La oligarquía nativa no quería perder sus prerrogativas y control sobre las riquezas naturales, de tal modo que el nuevo Imperio continuó desarrollando la misma política expansionista de dominio territorial y explotación de los recursos.
En los siguientes 60 años, Brasil emprendió y salió victorioso en tres guerras con sus vecinos. Con la “Guerra Grande” pudo derrocar al Gobierno de Juan Manuel de Rosas y obtuvo definitivamente las Misiones Orientales, la libre navegación de los ríos argentinos y uruguayos y el endeudamiento -a su favor- de Uruguay. Al finalizar la “Guerra contra Aguirre” (1864) logró un control casi absoluto sobre el Uruguay y consolidó la alianza para atacar a Paraguay junto a la oligarquía argentina.
Luego de la “Guerra de la Triple Alianza” contra el Paraguay (1865), incorporó casi 200.000 km2 a costa de la muerte del 70 por ciento de la población paraguaya.
A principios del siglo XX, Brasil terminó de consolidar su expansión territorial principalmente a través de tratados de límites. Sin embargo, también recurrió a conflictos armados como el de la región de Acre, hasta ese momento territorio boliviano.
En la actualidad se presentan dos escenarios relacionados con la posesión territorial.

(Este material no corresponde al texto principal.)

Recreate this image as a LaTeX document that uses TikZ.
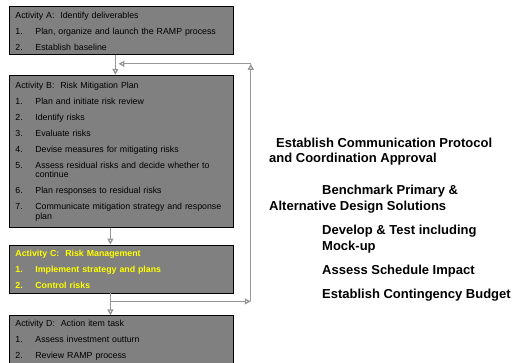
\documentclass[tikz,border=0pt]{standalone}
\usepackage{fontspec}
\setmainfont{Liberation Sans}
\usetikzlibrary{arrows.meta, positioning}

\definecolor{boxgray}{RGB}{128,128,128}
\definecolor{linegray}{RGB}{150,150,150}
\definecolor{actyellow}{RGB}{255,255,0}

% numbered line inside an activity box
\newcommand{\actitem}[2]{\par\vspace{6.5pt}\noindent\hangindent=20pt\hangafter=1\makebox[20pt][l]{#1}#2\par}
% struts for the space above the first and below the last line
\newcommand{\acttop}[1]{\rule{0pt}{#1pt}}
\newcommand{\actbot}[1]{\rule[-#1pt]{0pt}{#1pt}}

\begin{document}
\begin{tikzpicture}
  [x=1pt, y=-1pt,
  % activity box
  actbox/.style = {rectangle,
    draw, line width=0.8pt,
    fill=boxgray,
    text width=212pt,
    inner xsep=6pt, inner ysep=0pt,
    font=\fontsize{8.8}{9.5}\selectfont,
    execute at begin node=\raggedright},
  % text on the right
  note/.style = {anchor=base west, inner sep=0pt,
    font=\fontsize{13}{15}\selectfont\bfseries},
  % line
  line/.style = {draw=linegray, line width=1.3pt,
    -{Triangle[open, length=6pt, width=6pt]}},
  ]
  \useasboundingbox (0,0) rectangle (519,362);

  % nodes
  \node [actbox, anchor=north west] (actA) at (9,6)
    {\acttop{12}Activity A:~ Identify deliverables
     \actitem{1.}{Plan, organize and launch the RAMP process}
     \actitem{2.}{Establish baseline\actbot{4}}};
  \node [actbox, below=20pt of actA] (actB)
    {\acttop{13}Activity B:~ Risk Mitigation Plan
     \actitem{1.}{Plan and initiate risk review}
     \actitem{2.}{Identify risks}
     \actitem{3.}{Evaluate risks}
     \actitem{4.}{Devise measures for mitigating risks}
     \actitem{5.}{Assess residual risks and decide whether to\newline continue}
     \actitem{6.}{Plan responses to residual risks}
     \actitem{7.}{Communicate mitigation strategy and response\newline plan\actbot{8}}};
  \node [actbox, below=17pt of actB, text=actyellow,
    font=\fontsize{8.8}{9.5}\selectfont\bfseries] (actC)
    {\acttop{11}Activity C:~ Risk Management
     \actitem{1.}{Implement strategy and plans}
     \actitem{2.}{Control risks\actbot{5}}};
  \node [actbox, below=22pt of actC] (actD)
    {\acttop{11}Activity D:~ Action item task
     \actitem{1.}{Assess investment outturn}
     \actitem{2.}{Review RAMP process\actbot{5}}};

  \node [note] (proto1) at (276,147) {Establish Communication Protocol};
  \node [note] (proto2) at (269,162) {and Coordination Approval};
  \node [note] (bench1) at (322,194) {Benchmark Primary \&};
  \node [note] (bench2) at (269,210) {Alternative Design Solutions};
  \node [note] (devel1) at (322,234) {Develop \& Test including};
  \node [note] (devel2) at (322,250) {Mock-up};
  \node [note] (sched) at (322,274) {Assess Schedule Impact};
  \node [note] (budget) at (322,298) {Establish Contingency Budget};

  % loop corners
  \coordinate (loopR) at ([shift={(17pt,-8pt)}]actC.south east);
  \coordinate (loopT) at ([shift={(17pt,-9pt)}]actA.south east);
  \coordinate (loopL) at ([shift={(-3pt,-9pt)}]actA.south);

  % path
  \path [line] ([xshift=-6pt]actA.south) -- ([xshift=-6pt]actB.north);
  \path [line] ([xshift=-11pt]actB.south) -- ([xshift=-11pt]actC.north);
  \path [line] ([xshift=-11pt]actC.south) -- ([xshift=-11pt]actD.north);
  \path [line] ([xshift=-11pt]actC.south) |- (loopR);
  \path [line] (loopR) -- (loopT);
  \path [line] (loopT) -- (loopL);

\end{tikzpicture}
\end{document}
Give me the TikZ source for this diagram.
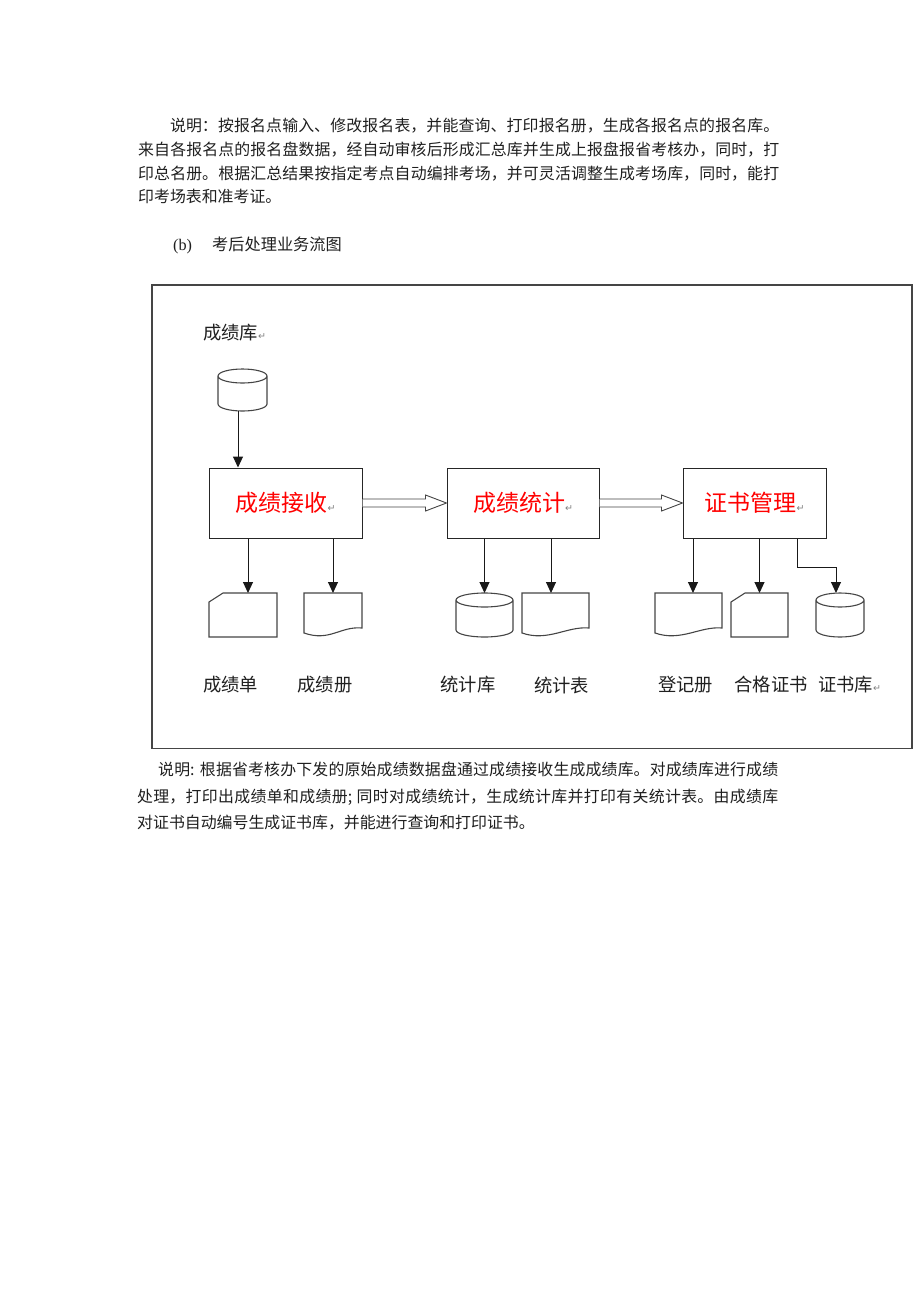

La demarcación de las tierras indígenas en las fronteras se considera una cuestión de Estado para la seguridad nacional mientras que -por otro lado- se continúa avanzando hacia las fronteras interiores, talando y ocupando la selva amazónica para la producción agropecuaria.
La continuidad sin freno del sistema de explotación de los recursos naturales es el principio que fundamenta y da sentido al avance y destrucción de la selva y de todos los seres que la habitan, incluidas las comunidades indígenas.
Como se advirtió, la historia de Brasil nos puede aportar muchos elementos para comprender cómo la tala indiscriminada de la selva amazónica sólo puede entenderse como continuidad de un proceso iniciado hace más de 500 años. El juicio histórico debería encontrar la verdad para emprender la reparación de los daños y la restitución que garantice que haya justicia al mismo tiempo que se implementen nuevas formas de relación con la naturaleza, de producción y reparto de las riquezas.